DAY ELEVEN
Asking for help.
So here's the problem I faced, and I struggled with it immensely as it caused me great unhappiness. I tried every trick in my bag and nothing worked. I reread The Secret. I tried to change my attitude. I tried to smile. I tried to accept. I tried listening to music. Nothing worked. So I tried venting: and that didn't work either. Then I finally spoke to my best friend and I said, "hun, I'm just out of ideas...I don't know what to do. I'm not happy. I only accepted yesterday because it's over, but I've got two more days to get through. I don't know how I'm going to do it. If I'm going to write a book on being happy, I need to be sure that the advice I give actually works..."
Now before I tell you what she said, let me explain why my situation was difficult. It was Thanksgiving, I was working 80 hours per week, I was physically and mentally exhausted, I hadn't seen my family in over a year, I hadn't seen my girlfriend in about a month, I had no time for friends, and despite all that work--I had little if any money. So working on Thanksgiving was especially hard because it reminded me of all the things I didn't have. I worked until 2am the night before Thanksgiving, then I worked from 9am until 2 am on Thanksgiving followed by 9am until 11pm the day after. One of my jobs had a gas leak on Thanksgiving and I sat there and breathed that in for 3 hours before anyone noticed something was wrong. All that combined, with nothing really of substance to look forward to...well, I was at a low, to say the least. So, like I said, I kindly asked my best friend to lend an ear. I felt so bad even asking because I didn't want to include her in my struggles so it was difficult even gathering the courage to ask, but in the end I found it.

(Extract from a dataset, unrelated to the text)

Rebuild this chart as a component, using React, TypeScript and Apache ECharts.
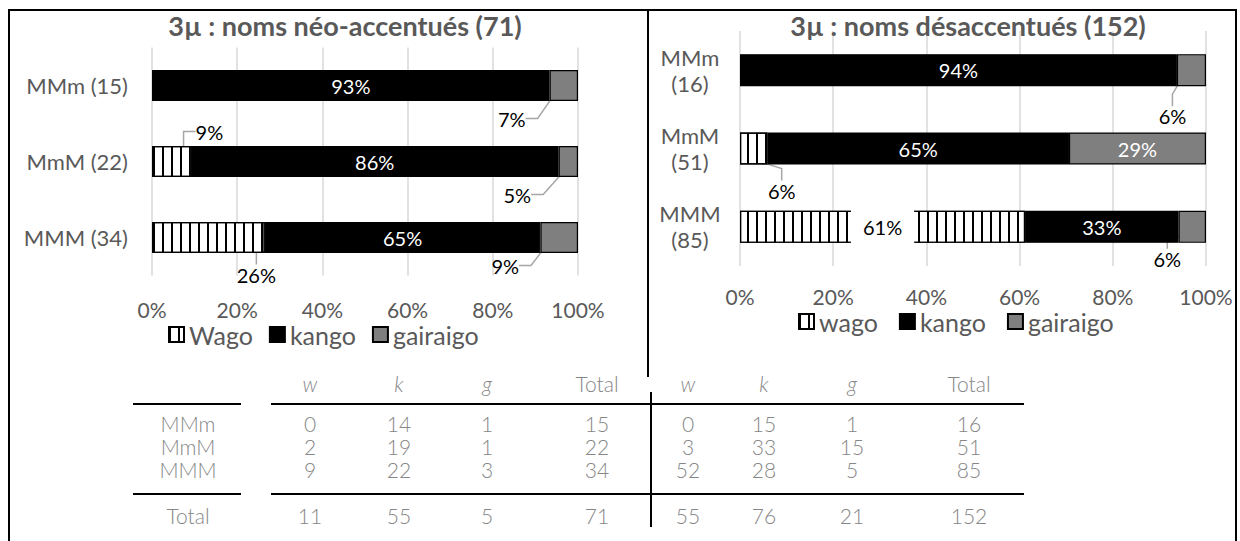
import React, { useEffect, useRef } from 'react';
import * as echarts from 'echarts';

// ---------- DATA ----------
const patterns = ['MMm', 'MmM', 'MMM'];
// néo-accentués counts
const wagoNeo = [0, 2, 9];
const kangoNeo = [14, 19, 22];
const gairaigoNeo = [1, 1, 3];
// désaccentués counts
const wagoDes = [0, 3, 52];
const kangoDes = [15, 33, 28];
const gairaigoDes = [1, 15, 5];

const titleNeo = '3µ : noms néo-accentués';
const titleDes = '3µ : noms désaccentués';
const legendNeo = ['Wago', 'kango', 'gairaigo'];
const legendDes = ['wago', 'kango', 'gairaigo'];
const tableHeader = ['w', 'k', 'g', 'Total'];
const totalLabel = 'Total';

// ---------- STYLE / LAYOUT ----------
const FONT = 'Lato, "Noto Sans", sans-serif';
const TXT = '#595959';
const TBL_TXT = '#868686';

// label offsets for small segments (seriesIndex-dataIndex): [dx, dy]
const LABEL_OFFSETS: Record<string, [number, number]> = {
  '0-1': [38, -30],
  '0-2': [48, 37],
  '2-0': [-52, 33],
  '2-1': [-51, 33],
  '2-2': [-54, 28],
  '3-1': [28, 42],
  '5-0': [-19, 46],
  '5-2': [-25, 32],
};
const WHITE_BG_LABEL = '3-2';

const sum = (a: number[]) => a.reduce((s, v) => s + v, 0);
const rowTotals = (w: number[], k: number[], g: number[]) => w.map((_, i) => w[i] + k[i] + g[i]);

const hatchStyle = {
  color: '#ffffff',
  borderColor: '#000',
  borderWidth: 1.2,
  decal: {
    symbol: 'rect',
    symbolSize: 1,
    dashArrayX: [2, 7],
    dashArrayY: [10, 0],
    rotation: 0,
    color: '#000',
  },
};
const kangoStyle = { color: '#000000', borderColor: '#000', borderWidth: 1.2 };
const gairaigoStyle = { color: '#7f7f7f', borderColor: '#000', borderWidth: 1.2 };

function buildSeries(
  names: string[],
  cols: number[][],
  totals: number[],
  stack: string,
  axisIdx: number,
  baseIndex: number,
  barWidth: number
) {
  const styles = [hatchStyle, kangoStyle, gairaigoStyle];
  return names.map((name, si) => {
    const sIdx = baseIndex + si;
    return {
      type: 'bar',
      name,
      stack,
      xAxisIndex: axisIdx,
      yAxisIndex: axisIdx,
      barWidth,
      itemStyle: styles[si],
      label: {
        show: true,
        position: 'inside',
        color: si === 0 ? '#000' : '#fff',
        fontSize: 20,
        fontFamily: FONT,
        formatter: (p: any) => Math.round(p.value) + '%',
      },
      labelLine: {
        show: false,
        length2: 12,
        lineStyle: { color: '#a6a6a6', width: 1.5 },
      },
      data: cols[si].map((v, di) => {
        const key = `${sIdx}-${di}`;
        const item: any = { value: (v / totals[di]) * 100 };
        if (v === 0) {
          item.label = { show: false };
          item.itemStyle = { borderWidth: 0 };
        } else if (LABEL_OFFSETS[key]) {
          item.label = { color: '#000' };
          item.labelLine = { show: true };
        } else if (key === WHITE_BG_LABEL) {
          item.label = { color: '#000', backgroundColor: '#fff', padding: [9, 12] };
        }
        return item;
      }),
    };
  });
}

export default function App() {
  const ref = useRef<HTMLDivElement>(null);

  useEffect(() => {
    if (!ref.current) return;
    const chart = echarts.init(ref.current, undefined, { renderer: 'svg' });

    const totNeo = rowTotals(wagoNeo, kangoNeo, gairaigoNeo);
    const totDes = rowTotals(wagoDes, kangoDes, gairaigoDes);

    const xAxisBase = (gridIndex: number, margin: number) => ({
      gridIndex,
      type: 'value',
      min: 0,
      max: 100,
      interval: 20,
      axisLabel: { formatter: '{value}%', color: TXT, fontSize: 21, fontFamily: FONT, margin },
      splitLine: { show: true, lineStyle: { color: '#d9d9d9', width: 1.5 } },
      axisLine: { show: false },
      axisTick: { show: false },
    });

    // ----- table graphics -----
    const graphics: any[] = [];
    const txt = (text: string, x: number, y: number, italic = false) => ({
      type: 'text',
      x,
      y,
      silent: true,
      style: {
        text,
        fill: TBL_TXT,
        font: `${italic ? 'italic ' : ''}300 21px ${FONT}`,
        align: 'center',
        verticalAlign: 'middle',
        textAlign: 'center',
        textVerticalAlign: 'middle',
      },
    });
    const line = (x1: number, y1: number, x2: number, y2: number) => ({
      type: 'line',
      silent: true,
      shape: { x1, y1, x2, y2 },
      style: { stroke: '#000', lineWidth: 2 },
    });

    const rowLabelX = 188;
    const leftCols = [310, 399, 487, 597];
    const rightCols = [688, 764, 852, 969];
    const headerY = 383;
    const rowYs = [423, 446, 469];
    const totalY = 515;

    tableHeader.forEach((h, i) => {
      graphics.push(txt(h, leftCols[i], headerY, i < 3));
      graphics.push(txt(h, rightCols[i], headerY, i < 3));
    });
    const leftColsData = [wagoNeo, kangoNeo, gairaigoNeo, totNeo];
    const rightColsData = [wagoDes, kangoDes, gairaigoDes, totDes];
    patterns.forEach((p, r) => {
      graphics.push(txt(p, rowLabelX, rowYs[r]));
      leftColsData.forEach((col, c) => graphics.push(txt(String(col[r]), leftCols[c], rowYs[r])));
      rightColsData.forEach((col, c) => graphics.push(txt(String(col[r]), rightCols[c], rowYs[r])));
    });
    graphics.push(txt(totalLabel, rowLabelX, totalY));
    leftColsData.forEach((col, c) => graphics.push(txt(String(sum(col)), leftCols[c], totalY)));
    rightColsData.forEach((col, c) => graphics.push(txt(String(sum(col)), rightCols[c], totalY)));

    [404, 494].forEach((y) => {
      graphics.push(line(133, y, 241, y));
      graphics.push(line(271, y, 1024, y));
    });
    graphics.push(line(651, 392, 651, 527));

    // frame & divider
    graphics.push({
      type: 'rect',
      silent: true,
      shape: { x: 9, y: 10, width: 1227, height: 545 },
      style: { fill: 'none', stroke: '#000', lineWidth: 2 },
    });
    graphics.push(line(648, 10, 648, 377));

    const titleStyle = { fontFamily: FONT, fontSize: 27, fontWeight: 'bold', color: TXT };
    const legendText = { fontFamily: FONT, fontSize: 25, color: TXT };

    const option: any = {
      animation: false,
      title: [
        { text: `${titleNeo} (${sum(totNeo)})`, left: 345, top: 12, textAlign: 'center', padding: 0, textStyle: titleStyle },
        { text: `${titleDes} (${sum(totDes)})`, left: 968, top: 12, textAlign: 'center', padding: 0, textStyle: titleStyle },
      ],
      legend: [
        {
          data: legendNeo,
          left: 168,
          top: 322,
          padding: 0,
          itemWidth: 15,
          itemHeight: 15,
          itemGap: 16,
          icon: 'rect',
          selectedMode: false,
          textStyle: legendText,
        },
        {
          data: legendDes,
          left: 798,
          top: 309,
          padding: 0,
          itemWidth: 15,
          itemHeight: 15,
          itemGap: 21,
          icon: 'rect',
          selectedMode: false,
          textStyle: legendText,
        },
      ],
      grid: [
        { left: 152, width: 426, top: 47.5, height: 228, outerBoundsMode: 'none' },
        { left: 740, width: 466, top: 31, height: 235, outerBoundsMode: 'none' },
      ],
      xAxis: [xAxisBase(0, 23), xAxisBase(1, 20)],
      yAxis: [
        {
          gridIndex: 0,
          type: 'category',
          inverse: true,
          data: patterns.map((p, i) => `${p} (${totNeo[i]})`),
          axisLabel: { color: TXT, fontSize: 22, fontFamily: FONT, margin: 24 },
          axisLine: { show: false },
          axisTick: { show: false },
        },
        {
          gridIndex: 1,
          type: 'category',
          inverse: true,
          data: patterns.map((p, i) => `${p}\n(${totDes[i]})`),
          axisLabel: {
            color: TXT,
            fontSize: 22,
            fontFamily: FONT,
            margin: 50,
            align: 'center',
            lineHeight: 26,
          },
          axisLine: { show: false },
          axisTick: { show: false },
        },
      ],
      series: [
        ...buildSeries(legendNeo, [wagoNeo, kangoNeo, gairaigoNeo], totNeo, 'neo', 0, 0, 31),
        ...buildSeries(legendDes, [wagoDes, kangoDes, gairaigoDes], totDes, 'des', 1, 3, 32),
      ].map((s: any) => ({
        ...s,
        labelLayout: (params: any) => {
          const o = LABEL_OFFSETS[`${params.seriesIndex}-${params.dataIndex}`];
          return o ? { dx: o[0], dy: o[1] } : {};
        },
      })),
      graphic: graphics,
    };

    chart.setOption(option);
    return () => chart.dispose();
  }, []);

  return (
    <div
      ref={ref}
      style={{ position: 'absolute', left: 0, top: 0, width: 1240, height: 541, background: '#fff' }}
    />
  );
}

So when I said, "...I want the advice to be something that actually works. What's the point of giving advice if I can't use it myself?" She replied, knowing there was nothing she could really do, "Anthony," she said, "...if anyone can do it, I know YOU can." Now I don't believe in any set of magical words, something that you can utter and it will suddenly and mystically repair any situation, but if there were any, those would be them. Effectively what she did was remind me to believe in myself; to have faith that I was on the right track. So what I learned from today was: never be afraid to talk to someone or to ask for help, but always know who your strongest sources are, who your "clean-up" batters are. For me, that's her for sure. After that I was able to power through the rest of the week with a new found surge of energy, and a simple, quiet acceptance that some days are just tough. That's how it goes.
Today's task: make a list of your strongest support and never hesitate to use it. We are all here together so that none of us shall ever struggle alone.